What interests me here is less the logo itself and more the ripple effect: how even a modest visual change intersects with user experience, accessibility, metaphor, technical infrastructure, and rhetorical positioning. I’ve been thinking about these relationships as part of a kind of design ecology—a system where nothing functions in isolation.
So, as a thought exercise I mapped out six interrelated layers that influence and are influenced by interface design in this case:
- Design & aesthetics: the visual surface
- Rhetoric: what the design communicates
- Metaphor & meaning: how design cues connect to ideas and expectations
- User experience: how users navigate and interpret the interface
- Accessibility: whether and how the design works for diverse users
- Technical application: how it performs across devices, contexts, and infrastructures

At the center is the design change itself, but surrounding it are systems of influence, some visible, others not.
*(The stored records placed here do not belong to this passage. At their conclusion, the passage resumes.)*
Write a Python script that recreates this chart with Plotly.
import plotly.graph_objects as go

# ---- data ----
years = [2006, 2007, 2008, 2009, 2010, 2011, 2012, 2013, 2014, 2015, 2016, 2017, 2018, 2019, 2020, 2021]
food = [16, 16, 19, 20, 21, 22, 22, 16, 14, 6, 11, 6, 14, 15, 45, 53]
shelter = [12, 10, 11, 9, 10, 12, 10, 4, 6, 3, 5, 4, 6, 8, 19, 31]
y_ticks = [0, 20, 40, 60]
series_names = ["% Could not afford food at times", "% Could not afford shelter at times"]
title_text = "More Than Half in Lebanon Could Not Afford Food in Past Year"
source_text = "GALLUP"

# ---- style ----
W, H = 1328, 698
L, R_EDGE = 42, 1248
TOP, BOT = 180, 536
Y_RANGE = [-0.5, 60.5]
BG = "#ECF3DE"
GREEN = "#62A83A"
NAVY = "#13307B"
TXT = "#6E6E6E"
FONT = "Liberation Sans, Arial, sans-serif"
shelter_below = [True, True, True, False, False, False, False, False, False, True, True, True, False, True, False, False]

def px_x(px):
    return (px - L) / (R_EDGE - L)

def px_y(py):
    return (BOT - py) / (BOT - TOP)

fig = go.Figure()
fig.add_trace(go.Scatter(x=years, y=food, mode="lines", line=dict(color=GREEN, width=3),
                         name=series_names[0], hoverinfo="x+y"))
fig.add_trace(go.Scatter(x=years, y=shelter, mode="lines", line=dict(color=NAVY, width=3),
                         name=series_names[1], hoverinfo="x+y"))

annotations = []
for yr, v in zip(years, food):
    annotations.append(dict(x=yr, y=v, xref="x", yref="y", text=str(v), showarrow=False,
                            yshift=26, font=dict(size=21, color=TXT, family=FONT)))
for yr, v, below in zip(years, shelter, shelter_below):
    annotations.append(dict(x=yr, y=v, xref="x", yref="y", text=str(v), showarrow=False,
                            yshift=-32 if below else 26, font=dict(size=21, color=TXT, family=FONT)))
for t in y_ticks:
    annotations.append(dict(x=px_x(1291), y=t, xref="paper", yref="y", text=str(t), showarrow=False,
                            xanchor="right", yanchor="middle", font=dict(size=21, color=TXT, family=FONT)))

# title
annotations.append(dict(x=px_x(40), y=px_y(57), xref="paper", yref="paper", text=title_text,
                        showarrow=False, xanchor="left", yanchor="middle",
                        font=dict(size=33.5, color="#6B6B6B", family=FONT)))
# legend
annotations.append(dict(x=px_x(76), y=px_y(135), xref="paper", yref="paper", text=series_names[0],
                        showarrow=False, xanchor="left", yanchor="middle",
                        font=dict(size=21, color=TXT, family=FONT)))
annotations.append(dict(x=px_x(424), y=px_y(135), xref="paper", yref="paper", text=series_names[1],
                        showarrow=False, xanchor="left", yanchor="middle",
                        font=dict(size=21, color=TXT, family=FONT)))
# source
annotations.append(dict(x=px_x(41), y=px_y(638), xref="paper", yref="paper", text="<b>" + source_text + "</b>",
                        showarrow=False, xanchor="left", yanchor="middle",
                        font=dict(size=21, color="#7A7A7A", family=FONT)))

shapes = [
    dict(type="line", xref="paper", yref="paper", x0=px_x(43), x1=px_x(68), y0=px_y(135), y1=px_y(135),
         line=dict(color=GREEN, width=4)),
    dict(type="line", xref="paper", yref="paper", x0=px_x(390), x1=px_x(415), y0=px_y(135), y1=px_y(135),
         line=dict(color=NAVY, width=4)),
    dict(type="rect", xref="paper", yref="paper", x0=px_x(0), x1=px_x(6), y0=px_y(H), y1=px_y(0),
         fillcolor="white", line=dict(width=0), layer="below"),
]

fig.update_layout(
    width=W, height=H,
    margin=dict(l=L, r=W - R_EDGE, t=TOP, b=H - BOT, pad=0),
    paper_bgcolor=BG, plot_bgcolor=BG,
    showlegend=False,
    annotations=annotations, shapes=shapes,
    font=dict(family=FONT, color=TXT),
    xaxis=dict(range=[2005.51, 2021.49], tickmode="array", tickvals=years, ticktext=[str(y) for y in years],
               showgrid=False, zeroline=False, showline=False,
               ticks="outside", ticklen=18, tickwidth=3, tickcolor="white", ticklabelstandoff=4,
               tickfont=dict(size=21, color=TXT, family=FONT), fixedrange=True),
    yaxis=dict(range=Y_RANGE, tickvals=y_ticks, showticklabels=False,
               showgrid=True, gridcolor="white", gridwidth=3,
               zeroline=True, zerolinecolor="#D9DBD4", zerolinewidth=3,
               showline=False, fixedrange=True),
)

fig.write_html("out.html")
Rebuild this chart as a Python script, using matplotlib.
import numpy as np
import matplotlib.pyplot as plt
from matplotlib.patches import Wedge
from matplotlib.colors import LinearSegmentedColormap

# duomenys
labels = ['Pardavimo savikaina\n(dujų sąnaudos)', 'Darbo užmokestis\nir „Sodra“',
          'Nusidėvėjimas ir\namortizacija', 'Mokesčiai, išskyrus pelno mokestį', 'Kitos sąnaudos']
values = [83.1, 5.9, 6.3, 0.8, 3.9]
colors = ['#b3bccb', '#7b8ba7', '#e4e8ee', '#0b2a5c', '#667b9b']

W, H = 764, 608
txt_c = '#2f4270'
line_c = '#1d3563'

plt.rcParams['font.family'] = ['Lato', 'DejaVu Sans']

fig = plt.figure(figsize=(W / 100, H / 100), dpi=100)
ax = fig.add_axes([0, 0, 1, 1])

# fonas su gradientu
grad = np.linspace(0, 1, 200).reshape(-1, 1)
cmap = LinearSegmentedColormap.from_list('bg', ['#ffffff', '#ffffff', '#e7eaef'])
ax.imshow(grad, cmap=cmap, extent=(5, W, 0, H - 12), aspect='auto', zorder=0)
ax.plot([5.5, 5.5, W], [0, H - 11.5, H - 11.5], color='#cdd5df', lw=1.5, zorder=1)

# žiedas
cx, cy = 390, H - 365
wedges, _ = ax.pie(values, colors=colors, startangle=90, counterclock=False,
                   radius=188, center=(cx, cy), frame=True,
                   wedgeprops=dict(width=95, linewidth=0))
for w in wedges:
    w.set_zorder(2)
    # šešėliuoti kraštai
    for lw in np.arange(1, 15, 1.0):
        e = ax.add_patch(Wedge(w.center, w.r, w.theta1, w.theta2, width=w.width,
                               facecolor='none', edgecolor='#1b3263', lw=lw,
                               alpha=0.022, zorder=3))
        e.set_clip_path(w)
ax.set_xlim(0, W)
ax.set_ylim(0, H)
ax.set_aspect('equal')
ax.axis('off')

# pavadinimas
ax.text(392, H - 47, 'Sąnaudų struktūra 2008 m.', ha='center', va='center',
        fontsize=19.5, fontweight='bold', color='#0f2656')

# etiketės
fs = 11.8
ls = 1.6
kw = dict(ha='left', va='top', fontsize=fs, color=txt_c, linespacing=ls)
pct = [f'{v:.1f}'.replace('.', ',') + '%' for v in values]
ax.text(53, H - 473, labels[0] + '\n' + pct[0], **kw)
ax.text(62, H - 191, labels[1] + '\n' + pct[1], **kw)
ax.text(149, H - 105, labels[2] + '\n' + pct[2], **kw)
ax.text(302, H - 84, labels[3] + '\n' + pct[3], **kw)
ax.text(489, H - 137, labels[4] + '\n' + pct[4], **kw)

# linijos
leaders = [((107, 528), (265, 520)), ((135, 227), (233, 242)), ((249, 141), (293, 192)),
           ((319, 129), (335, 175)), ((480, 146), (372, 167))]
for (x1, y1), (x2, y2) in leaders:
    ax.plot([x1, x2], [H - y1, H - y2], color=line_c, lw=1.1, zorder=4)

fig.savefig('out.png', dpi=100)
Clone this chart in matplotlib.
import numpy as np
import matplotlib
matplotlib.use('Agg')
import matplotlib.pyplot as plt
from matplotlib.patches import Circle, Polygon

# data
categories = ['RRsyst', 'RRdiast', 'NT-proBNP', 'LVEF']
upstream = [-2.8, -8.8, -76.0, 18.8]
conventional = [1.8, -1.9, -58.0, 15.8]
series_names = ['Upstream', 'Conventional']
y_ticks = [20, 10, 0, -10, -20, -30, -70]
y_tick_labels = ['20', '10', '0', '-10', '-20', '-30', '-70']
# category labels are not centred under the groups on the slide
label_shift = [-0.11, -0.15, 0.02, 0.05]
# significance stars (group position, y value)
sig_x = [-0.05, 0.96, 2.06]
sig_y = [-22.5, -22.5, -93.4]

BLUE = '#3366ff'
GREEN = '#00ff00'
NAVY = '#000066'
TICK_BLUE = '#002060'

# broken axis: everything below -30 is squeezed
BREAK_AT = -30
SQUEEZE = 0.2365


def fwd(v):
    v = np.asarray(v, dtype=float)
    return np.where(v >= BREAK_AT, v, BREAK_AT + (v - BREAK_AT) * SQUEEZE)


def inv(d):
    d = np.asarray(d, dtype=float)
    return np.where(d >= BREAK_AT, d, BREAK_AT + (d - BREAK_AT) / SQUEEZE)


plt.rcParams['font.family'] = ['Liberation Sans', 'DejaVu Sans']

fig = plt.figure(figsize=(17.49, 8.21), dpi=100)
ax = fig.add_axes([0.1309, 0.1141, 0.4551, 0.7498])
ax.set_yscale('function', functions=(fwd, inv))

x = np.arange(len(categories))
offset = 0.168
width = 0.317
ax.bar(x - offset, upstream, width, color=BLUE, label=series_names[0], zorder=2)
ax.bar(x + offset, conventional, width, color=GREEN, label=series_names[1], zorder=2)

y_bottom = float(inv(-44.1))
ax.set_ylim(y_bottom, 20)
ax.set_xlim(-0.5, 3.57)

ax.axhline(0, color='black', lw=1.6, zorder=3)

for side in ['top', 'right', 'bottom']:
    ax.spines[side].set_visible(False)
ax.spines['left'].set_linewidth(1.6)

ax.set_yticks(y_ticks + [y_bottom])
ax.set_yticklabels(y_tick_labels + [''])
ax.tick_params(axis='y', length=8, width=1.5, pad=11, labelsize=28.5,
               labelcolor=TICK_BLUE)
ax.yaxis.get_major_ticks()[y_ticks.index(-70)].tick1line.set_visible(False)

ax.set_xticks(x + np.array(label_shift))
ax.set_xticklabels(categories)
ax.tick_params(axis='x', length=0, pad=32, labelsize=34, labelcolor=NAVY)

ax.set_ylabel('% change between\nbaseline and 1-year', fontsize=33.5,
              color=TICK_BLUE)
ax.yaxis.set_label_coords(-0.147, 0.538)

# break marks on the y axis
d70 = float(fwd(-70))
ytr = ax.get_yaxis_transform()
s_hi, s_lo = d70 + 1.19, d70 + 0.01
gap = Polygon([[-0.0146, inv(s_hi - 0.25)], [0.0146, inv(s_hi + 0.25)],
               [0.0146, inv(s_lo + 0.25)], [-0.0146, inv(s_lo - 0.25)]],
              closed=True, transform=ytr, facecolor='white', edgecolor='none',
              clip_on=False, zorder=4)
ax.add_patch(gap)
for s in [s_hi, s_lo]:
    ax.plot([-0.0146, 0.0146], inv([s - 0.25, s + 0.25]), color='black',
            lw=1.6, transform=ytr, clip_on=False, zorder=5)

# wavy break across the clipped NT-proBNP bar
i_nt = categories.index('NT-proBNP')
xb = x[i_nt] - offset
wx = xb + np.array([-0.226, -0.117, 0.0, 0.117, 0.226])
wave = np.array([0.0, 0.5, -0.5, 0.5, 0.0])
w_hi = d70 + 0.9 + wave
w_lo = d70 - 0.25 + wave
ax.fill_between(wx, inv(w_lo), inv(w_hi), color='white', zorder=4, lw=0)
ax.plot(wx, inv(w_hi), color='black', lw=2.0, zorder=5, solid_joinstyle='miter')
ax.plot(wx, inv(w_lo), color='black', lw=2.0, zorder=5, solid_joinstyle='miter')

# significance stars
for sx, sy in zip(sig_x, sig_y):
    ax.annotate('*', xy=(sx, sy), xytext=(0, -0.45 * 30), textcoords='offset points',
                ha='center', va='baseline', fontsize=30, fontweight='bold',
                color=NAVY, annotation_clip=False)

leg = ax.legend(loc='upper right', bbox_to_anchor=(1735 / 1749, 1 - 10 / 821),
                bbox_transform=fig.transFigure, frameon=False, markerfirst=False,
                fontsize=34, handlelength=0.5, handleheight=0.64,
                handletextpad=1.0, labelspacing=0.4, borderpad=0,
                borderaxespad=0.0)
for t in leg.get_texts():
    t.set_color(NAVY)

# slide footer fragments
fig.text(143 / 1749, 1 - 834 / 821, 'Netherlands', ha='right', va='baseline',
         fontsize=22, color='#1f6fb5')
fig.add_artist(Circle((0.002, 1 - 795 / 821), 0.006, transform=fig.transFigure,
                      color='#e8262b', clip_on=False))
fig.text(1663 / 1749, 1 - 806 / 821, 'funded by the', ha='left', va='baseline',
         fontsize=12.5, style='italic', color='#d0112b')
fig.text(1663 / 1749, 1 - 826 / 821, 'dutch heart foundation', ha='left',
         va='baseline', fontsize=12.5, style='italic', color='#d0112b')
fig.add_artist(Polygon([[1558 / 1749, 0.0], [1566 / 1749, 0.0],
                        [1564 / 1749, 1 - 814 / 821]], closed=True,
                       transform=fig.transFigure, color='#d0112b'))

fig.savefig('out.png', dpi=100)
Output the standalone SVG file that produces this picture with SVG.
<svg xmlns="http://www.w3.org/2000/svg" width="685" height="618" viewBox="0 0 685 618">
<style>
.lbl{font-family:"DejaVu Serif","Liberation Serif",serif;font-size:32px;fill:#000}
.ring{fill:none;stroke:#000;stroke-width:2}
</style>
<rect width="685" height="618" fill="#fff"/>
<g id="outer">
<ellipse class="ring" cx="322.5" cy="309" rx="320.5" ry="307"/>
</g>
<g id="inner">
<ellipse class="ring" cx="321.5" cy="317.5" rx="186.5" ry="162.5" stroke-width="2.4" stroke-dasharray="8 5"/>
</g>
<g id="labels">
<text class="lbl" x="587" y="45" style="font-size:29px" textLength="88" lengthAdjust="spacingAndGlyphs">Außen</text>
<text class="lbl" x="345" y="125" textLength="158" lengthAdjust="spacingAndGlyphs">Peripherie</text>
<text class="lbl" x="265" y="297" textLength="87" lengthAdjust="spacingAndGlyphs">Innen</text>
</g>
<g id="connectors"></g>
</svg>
A gradient may not seem like much, but it’s often where aesthetic judgment meets infrastructure, brand identity meets user perception, and rhetoric meets technical constraint.
These intersections matter, especially when we think about how people experience technology unevenly. What looks sleek on a flagship phone may be illegible on an older device. What blends beautifully for one user may pose legibility challenges for another. What feels “intuitive” often rests on a history of cultural defaults that don’t hold up across contexts.
For me, design is most interesting when it opens up these kinds of questions, i.e., when it asks us to notice how meaning, access, and experience are all entangled.
While the new logo may succeed rhetorically and visually in high-resolution, color-rich environments, I also think about its material usability: Would this gradient hold up on small-scale stationery? On low-resolution printouts? In black-and-white or grayscale contexts where color blending loses its nuance? Designers working with gradients often face challenges when adapting to monochrome outputs—there’s no clear “middle tone” to default to. So translation becomes a design problem in itself: how do you preserve recognition and meaning when the original affordances aren’t available?
In that sense, a redesign like this doesn’t just signal a shift in aesthetic—it also brings with it a series of decisions about scalability, adaptability, and translation. These are technical and rhetorical choices, and they matter just as much as color theory or trend forecasting.
So yes, Google changed its logo (the favicon, for now). That’s not the story. The story is what that change touches, and what it reveals about the systems we design within.